The arrangements which I have outlined, at least the sketch as I have tried to elaborate, would be worked on into fine details. I am aware that the Assemblies may not be in position to carry out this effort by themselves, but they can buy this expertise from the open market through competitive bidding. Bringing in the private sector into the water delivery system in this manner is a better way of assuaging the fear of the anti-privatization coalition of water in the country. Whether we like it or not there should be an element of the principle of open market competition that must drive our state enterprises to deliver, otherwise we would remain in an endless cycle of mediocrity and inefficiency to the detriment of all of us. This is the time to begin the discussion on how to clear the mess in the urban water delivery system devoid of emotive submissions which have failed to address the core issues that confront us a nation. It’s time to cut the GWCL to pieces and let the Assemblies take charge, so we can relate to them as institutions which are established to provide services. This approach would also reduce the illegal connection which has become the bane of the GWCL and has resulted in the loss of revenue to the company. The private operators, on behalf of the Assemblies would sign performance contracts every year and these contracts will be reviewed to determine whether they are being met or not.

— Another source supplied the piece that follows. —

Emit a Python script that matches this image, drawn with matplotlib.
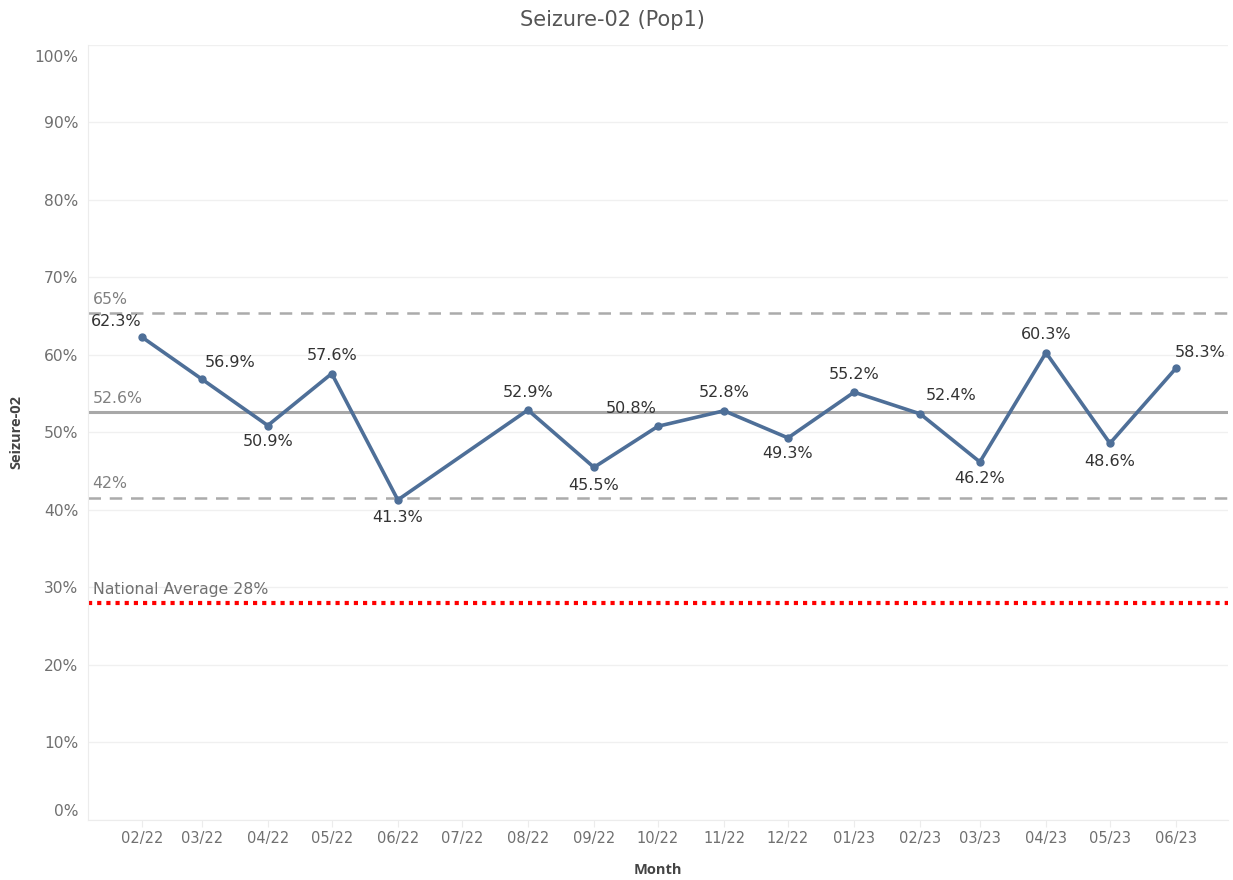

If the government agrees to adopt this approach what it would mean in effect is that government institutions which owe huge sums of money to GWCL can no longer do so and must pay up their bills at the end every month. Some of the inefficiencies with the GWCL, apart from the water leakages in the pipes and illegal tappings have been the refusal of state institutions to pay their bills; ranging from schools, hospitals and clinics to barracks etc.
I know the current situation is dire but it’s not out of control. The current set up of the GWCL has outlived its relevance and usefulness. There is need for complete overhaul of the system and the time to begin is now. Even though the GWCL has been changed from a state corporation to a pseudo-limited liability company, its values and culture remain the same. In such an environment it is difficult to expect any drastic change and improvement in its service delivery. It’s a typical old wine in new bottle; it will taste the same.
Is the President ready to bite the bullet and make the tough calls? If he did and can communicate his vision very clearly regarding the urban water sub-sector, I can guarantee him that Ghanaians would support him all the way through.